When upper back pain has lingered or not responded to rest and other self-care methods, a medical professional may be needed to develop a treatment plan that can reduce the pain.
Nonsurgical Medical Care for Upper Back Pain
Some of the more common medical treatments for upper back pain include:
- Physical therapy. A physiatrist, physical therapist, or another qualified medical professional can design a physical therapy program to meet the patient’s specific needs. Most physical therapy programs for upper back pain focus on strengthening and stretching the upper back’s muscles, as well as neck muscles above and core muscles below. Physical therapy starts gradually and typically progresses over a period of a few weeks or months, at which point the patient can switch to a maintenance program at home.
- Prescription pain medications. For debilitating pain or severe flare-ups, short-term use of prescription medications may be advised. Common types include narcotics, also known as painkillers or opioids, which work by preventing pain signals from reaching the brain; and muscle relaxants, which typically work as a sedative for the neuromuscular system.
- Injections. Several spinal injection options are available to block spinal pain. For example, an epidural steroid injection typically delivers a steroid medication in or near the pain source to reduce pain. Injections tend to provide varying amounts of short-term relief and are not considered a good long-term solution.
- Cognitive behavioral therapy. A therapist can teach new and better ways to think about challenges. For example, a patient might be able to increase his or her ability to follow a doctor’s treatment plan by becoming more aware of negative thoughts and instead focusing on the positives.
Commonly, more than one treatment is needed to help manage upper back pain.
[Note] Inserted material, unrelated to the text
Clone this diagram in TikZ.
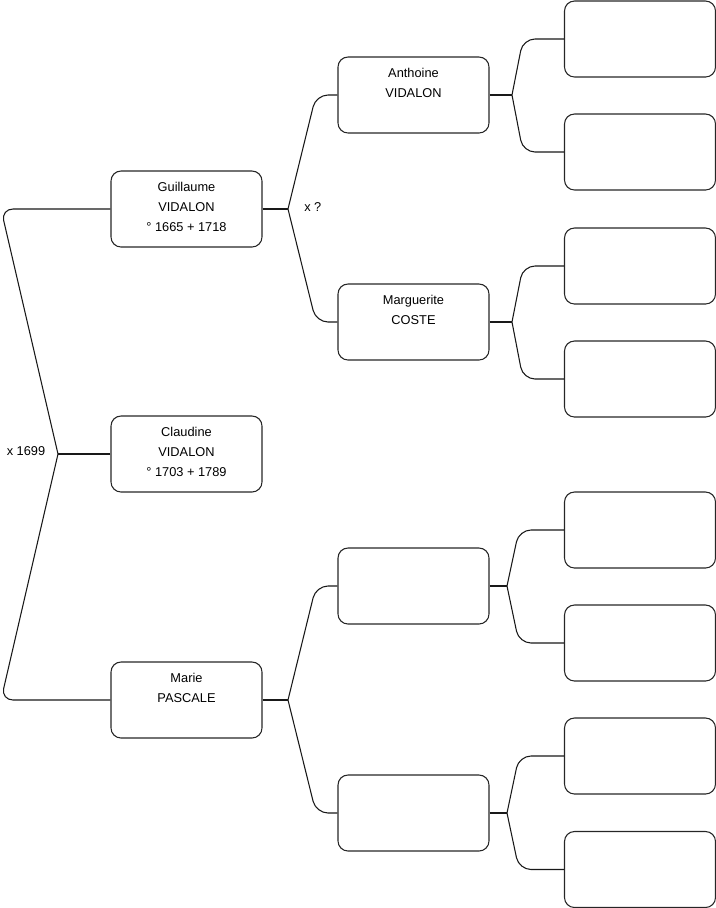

For example, medications might be needed when the pain first starts, but over time the medications might be phased out in favor of physical therapy or other treatments to manage ongoing chronic pain.
Alternative treatments, commonly referred to as complementary and alternative medicine (CAM), are gaining in popularity. While alternative treatments tend to have less scientific backing than traditional medical treatments, that is not to say they are ineffective. Many people have reported experiencing at least some pain relief from these treatments. Some examples of alternative treatments include:
- Manual manipulation. A chiropractor, physiatrist, or other qualified medical professional makes spinal adjustments by using hand thrusts and other maneuvers. Manual manipulation (also known as chiropractic manipulation) helps loosen stiff or misaligned joints and may reduce pain.
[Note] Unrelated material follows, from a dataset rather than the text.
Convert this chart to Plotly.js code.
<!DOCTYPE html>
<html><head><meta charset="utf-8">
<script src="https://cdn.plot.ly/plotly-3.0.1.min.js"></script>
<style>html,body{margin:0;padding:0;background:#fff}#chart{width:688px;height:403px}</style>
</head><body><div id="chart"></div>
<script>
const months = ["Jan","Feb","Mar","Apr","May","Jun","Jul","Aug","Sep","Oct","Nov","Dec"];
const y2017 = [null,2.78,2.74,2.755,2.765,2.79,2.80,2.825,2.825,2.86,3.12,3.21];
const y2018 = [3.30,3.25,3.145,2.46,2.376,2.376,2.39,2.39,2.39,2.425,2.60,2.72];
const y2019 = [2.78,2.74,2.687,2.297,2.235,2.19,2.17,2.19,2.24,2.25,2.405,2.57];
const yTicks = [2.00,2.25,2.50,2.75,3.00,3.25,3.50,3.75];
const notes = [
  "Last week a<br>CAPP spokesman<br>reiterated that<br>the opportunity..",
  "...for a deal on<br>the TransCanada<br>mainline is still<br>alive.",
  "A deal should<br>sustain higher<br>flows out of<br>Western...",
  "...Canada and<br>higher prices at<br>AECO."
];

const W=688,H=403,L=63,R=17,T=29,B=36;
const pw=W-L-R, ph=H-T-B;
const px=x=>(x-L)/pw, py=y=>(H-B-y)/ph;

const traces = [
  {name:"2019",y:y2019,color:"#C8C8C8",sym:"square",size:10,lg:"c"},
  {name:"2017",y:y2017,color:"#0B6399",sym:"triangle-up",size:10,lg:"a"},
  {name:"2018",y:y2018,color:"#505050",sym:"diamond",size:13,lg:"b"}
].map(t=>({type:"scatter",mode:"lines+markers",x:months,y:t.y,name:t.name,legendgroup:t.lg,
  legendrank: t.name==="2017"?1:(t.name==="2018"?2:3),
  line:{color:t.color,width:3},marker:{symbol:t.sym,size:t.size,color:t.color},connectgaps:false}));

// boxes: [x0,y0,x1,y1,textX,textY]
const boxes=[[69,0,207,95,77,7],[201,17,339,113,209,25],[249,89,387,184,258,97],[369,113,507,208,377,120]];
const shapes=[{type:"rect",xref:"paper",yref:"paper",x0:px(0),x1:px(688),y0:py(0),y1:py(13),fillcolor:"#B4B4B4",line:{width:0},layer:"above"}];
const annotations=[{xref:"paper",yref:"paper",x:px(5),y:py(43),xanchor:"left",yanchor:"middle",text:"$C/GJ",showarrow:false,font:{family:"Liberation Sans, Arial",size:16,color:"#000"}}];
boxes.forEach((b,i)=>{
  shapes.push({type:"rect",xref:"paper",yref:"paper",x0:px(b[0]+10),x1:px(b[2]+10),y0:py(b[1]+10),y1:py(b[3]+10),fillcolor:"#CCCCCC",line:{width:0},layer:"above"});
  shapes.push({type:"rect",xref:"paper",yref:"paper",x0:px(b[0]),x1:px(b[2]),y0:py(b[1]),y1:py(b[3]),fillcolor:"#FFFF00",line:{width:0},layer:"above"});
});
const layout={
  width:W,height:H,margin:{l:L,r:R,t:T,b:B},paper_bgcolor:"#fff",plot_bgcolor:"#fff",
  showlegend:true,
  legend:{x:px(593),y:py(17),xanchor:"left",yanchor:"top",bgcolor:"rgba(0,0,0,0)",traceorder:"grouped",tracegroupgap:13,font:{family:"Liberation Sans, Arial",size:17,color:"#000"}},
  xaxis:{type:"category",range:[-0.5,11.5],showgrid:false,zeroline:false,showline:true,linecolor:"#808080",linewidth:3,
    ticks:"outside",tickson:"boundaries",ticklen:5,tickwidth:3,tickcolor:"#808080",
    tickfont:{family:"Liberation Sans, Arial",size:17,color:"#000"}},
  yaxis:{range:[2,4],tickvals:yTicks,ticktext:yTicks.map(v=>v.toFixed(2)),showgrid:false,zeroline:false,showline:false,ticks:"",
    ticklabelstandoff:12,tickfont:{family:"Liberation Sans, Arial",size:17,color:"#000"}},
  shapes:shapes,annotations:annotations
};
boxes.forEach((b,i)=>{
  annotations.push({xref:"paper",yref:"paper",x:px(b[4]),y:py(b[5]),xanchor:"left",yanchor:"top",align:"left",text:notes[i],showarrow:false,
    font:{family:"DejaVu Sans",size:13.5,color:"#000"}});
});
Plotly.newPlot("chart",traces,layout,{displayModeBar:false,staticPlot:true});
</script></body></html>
- Acupuncture. Depending on the specific pain symptoms, an acupuncturist places thin needles in strategic locations of the body to theoretically alter energy flows, ease tension, and reduce pain.
- Electrotherapy. Various electrotherapy treatments aim to alleviate pain by sending small electrical pulses to the painful area. The most common type of electrotherapy is a transcutaneous electrical nerve stimulator (TENS). A TENS unit typically uses small adhesive pads to place electrodes at multiple locations on or near the painful region, such as the upper back. Using an adjustable knob, the TENS unit sends an electrical current to the electrodes that may cause a soothing, tingling sensation and reduce the perception of pain.
- Mindful meditation. Sometimes referred to as mindfulness-based stress reduction, this flexible approach typically involves learning meditation and breathing techniques, as well as practicing yoga. Research has found value in mindfulness-based stress reduction, including one study that found it to be as effective as cognitive behavioral therapy for improving a patient’s ability to deal with chronic back pain.